Required work
Give a verbatim copy of the lines below, minus the pictures.

Given information
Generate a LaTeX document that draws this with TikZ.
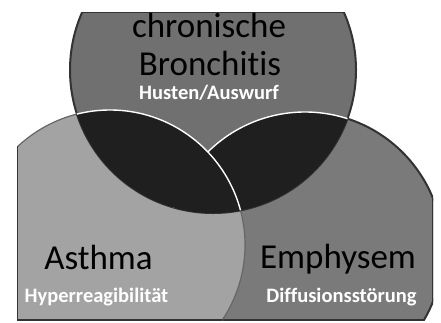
\documentclass[tikz,border=0pt]{standalone}
\usepackage{fontspec}
\setmainfont{Carlito}[Ligatures={NoCommon,NoDiscretionary}]
\definecolor{topfill}{gray}{0.44}
\definecolor{emphfill}{gray}{0.48}
\definecolor{asthfill}{gray}{0.64}
\definecolor{lensfill}{gray}{0.12}
\begin{document}
\begin{tikzpicture}[x=1pt,y=-1pt,
  title/.style={font=\fontsize{35}{40}\selectfont, text=black, inner sep=0pt, anchor=base},
  sub/.style={font=\fontsize{20.5}{24}\selectfont\bfseries, text=white, inner sep=0pt, anchor=base},
  rim/.style={draw=black!80, line width=2pt},
  softrim/.style={draw=black!60, line width=1.2pt},
  seam/.style={draw=white, line width=1.4pt}]
\useasboundingbox (0,0) rectangle (441,322);
\fill[white] (0,0) rectangle (441,322);
\coordinate (cT) at (213,70);
\coordinate (cA) at (110,245);
\coordinate (cE) at (305,250);
% bottom circles, clipped to the panel
\begin{scope}
  \clip (17,0) rectangle (433,320);
  \fill[emphfill] (cE) circle (138pt);
  \draw[rim] (cE) circle (138pt);
  \begin{scope}
    \clip (cE) circle (138pt);
    \draw[rim] (17,0) rectangle (433,320);
  \end{scope}
  \fill[asthfill] (cA) circle (135pt);
  \draw[softrim] (cA) circle (135pt);
  \begin{scope}
    \clip (cA) circle (135pt);
    \draw[rim] (17,0) rectangle (433,320);
  \end{scope}
\end{scope}
% top circle, cut flat at the top
\begin{scope}
  \clip (0,12) rectangle (441,322);
  \fill[topfill] (cT) circle (143pt);
  \draw[rim] (cT) circle (143pt);
  \clip (cT) circle (143pt);
  \draw[rim] (0,12) -- (441,12);
  \fill[lensfill] (cE) circle (138pt);
  \draw[seam] (cE) circle (138pt);
  \fill[lensfill] (cA) circle (135pt);
  \draw[seam] (cA) circle (135pt);
\end{scope}
% labels
\node[title] (chron) at (209,37) {chronische};
\node[title] (bron) at (210,75) {Bronchitis};
\node[sub] (husten) at (209,99) {Husten/Auswurf};
\node[title] (asth) at (98.5,269) {Asthma};
\node[sub] (hyper) at (96.5,302) {Hyperreagibilität};
\node[title] (emph) at (338,268) {Emphysem};
\node[sub] (diff) at (341.5,302) {Diffusionsstörung};
\end{tikzpicture}
\end{document}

The response
Generate a LaTeX document that draws this with TikZ.
\documentclass[tikz,border=0pt]{standalone}
\usepackage{fontspec}
\setmainfont{Carlito}[Ligatures={NoCommon,NoDiscretionary}]
\definecolor{topfill}{gray}{0.44}
\definecolor{emphfill}{gray}{0.48}
\definecolor{asthfill}{gray}{0.64}
\definecolor{lensfill}{gray}{0.12}
\begin{document}
\begin{tikzpicture}[x=1pt,y=-1pt,
  title/.style={font=\fontsize{35}{40}\selectfont, text=black, inner sep=0pt, anchor=base},
  sub/.style={font=\fontsize{20.5}{24}\selectfont\bfseries, text=white, inner sep=0pt, anchor=base},
  rim/.style={draw=black!80, line width=2pt},
  softrim/.style={draw=black!60, line width=1.2pt},
  seam/.style={draw=white, line width=1.4pt}]
\useasboundingbox (0,0) rectangle (441,322);
\fill[white] (0,0) rectangle (441,322);
\coordinate (cT) at (213,70);
\coordinate (cA) at (110,245);
\coordinate (cE) at (305,250);
% bottom circles, clipped to the panel
\begin{scope}
  \clip (17,0) rectangle (433,320);
  \fill[emphfill] (cE) circle (138pt);
  \draw[rim] (cE) circle (138pt);
  \begin{scope}
    \clip (cE) circle (138pt);
    \draw[rim] (17,0) rectangle (433,320);
  \end{scope}
  \fill[asthfill] (cA) circle (135pt);
  \draw[softrim] (cA) circle (135pt);
  \begin{scope}
    \clip (cA) circle (135pt);
    \draw[rim] (17,0) rectangle (433,320);
  \end{scope}
\end{scope}
% top circle, cut flat at the top
\begin{scope}
  \clip (0,12) rectangle (441,322);
  \fill[topfill] (cT) circle (143pt);
  \draw[rim] (cT) circle (143pt);
  \clip (cT) circle (143pt);
  \draw[rim] (0,12) -- (441,12);
  \fill[lensfill] (cE) circle (138pt);
  \draw[seam] (cE) circle (138pt);
  \fill[lensfill] (cA) circle (135pt);
  \draw[seam] (cA) circle (135pt);
\end{scope}
% labels
\node[title] (chron) at (209,37) {chronische};
\node[title] (bron) at (210,75) {Bronchitis};
\node[sub] (husten) at (209,99) {Husten/Auswurf};
\node[title] (asth) at (98.5,269) {Asthma};
\node[sub] (hyper) at (96.5,302) {Hyperreagibilität};
\node[title] (emph) at (338,268) {Emphysem};
\node[sub] (diff) at (341.5,302) {Diffusionsstörung};
\end{tikzpicture}
\end{document}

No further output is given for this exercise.